Relativistic mass is $$m = \gamma m_0$$, where $$m_0$$ is the rest mass and $$\gamma$$ is the Lorentz factor. It represents the effective inertia of an object at high speeds. While useful conceptually, many physicists prefer to use only rest mass (invariant mass) in modern treatments of relativity.
$$E = mc^2$$ (using relativistic mass) or $$E_0 = m_0c^2$$ (using rest mass) states that mass and energy are equivalent. A mass m has an associated energy mc² and vice versa. This equivalence is the basis of nuclear energy: fission and fusion convert small amounts of mass into enormous amounts of energy.
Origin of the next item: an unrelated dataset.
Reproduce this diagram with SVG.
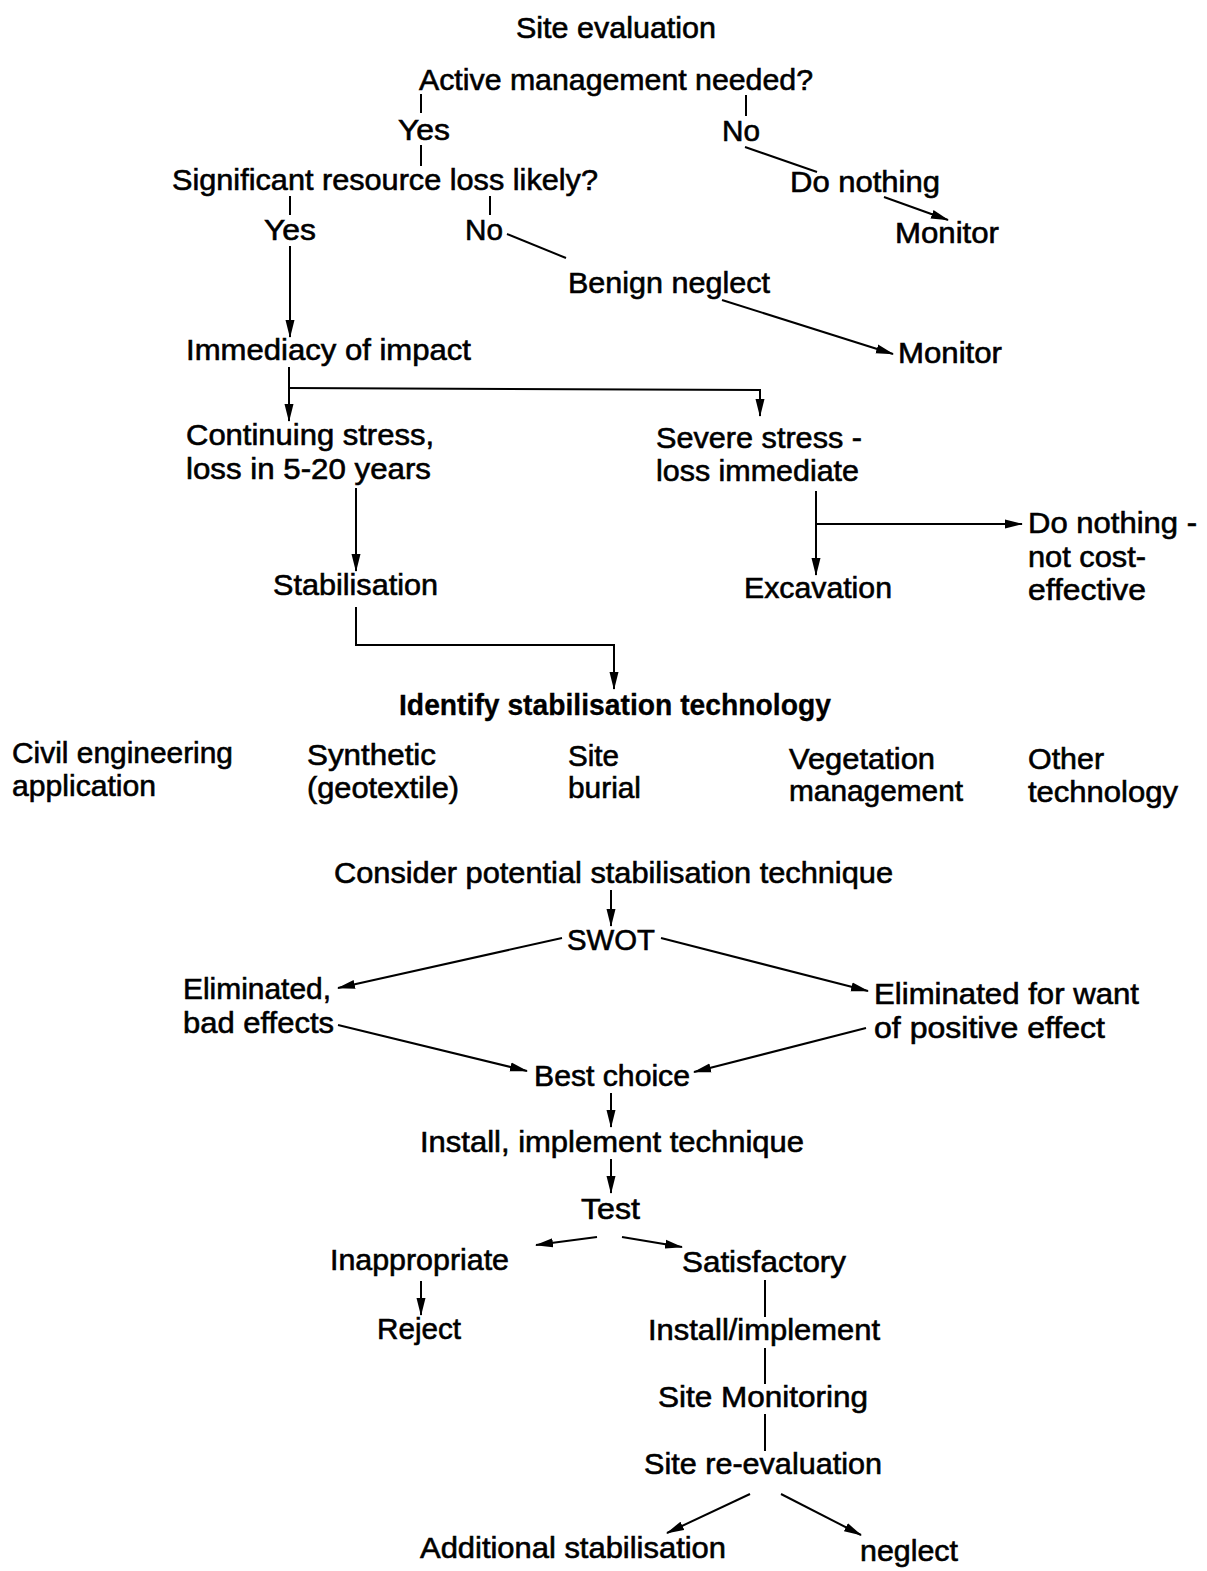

As $$v \to c$$, the Lorentz factor $$\gamma \to \infty$$, so the kinetic energy $$(\gamma - 1)m_0c^2 \to \infty$$. It would require infinite energy to accelerate a massive object to c. Only massless particles (photons) travel at exactly c.
Classical KE is $$\frac{1}{2}mv^2$$. Relativistic KE is $$(\gamma - 1)m_0c^2$$. At low speeds they agree, but at high speeds the relativistic value is much larger. At 0.8c, the relativistic KE is about 1.8 times the classical value; at 0.99c, it's about 4.5 times greater.
The concept is less common in professional physics today. Most physicists use invariant (rest) mass exclusively and express momentum as $$p = \gamma m_0 v$$ rather than $$p = mv$$ with varying mass. However, relativistic mass remains useful for quick intuition about why objects resist acceleration at high speeds.
Using $$E_0 = m_0 c^2$$, 1 kg of matter contains about $$9 \times 10^{16}$$ joules — equivalent to roughly 21.5 megatons of TNT or the energy output of a large power plant running for about 3 years. This is released only if the mass is completely annihilated (e.g., matter-antimatter annihilation).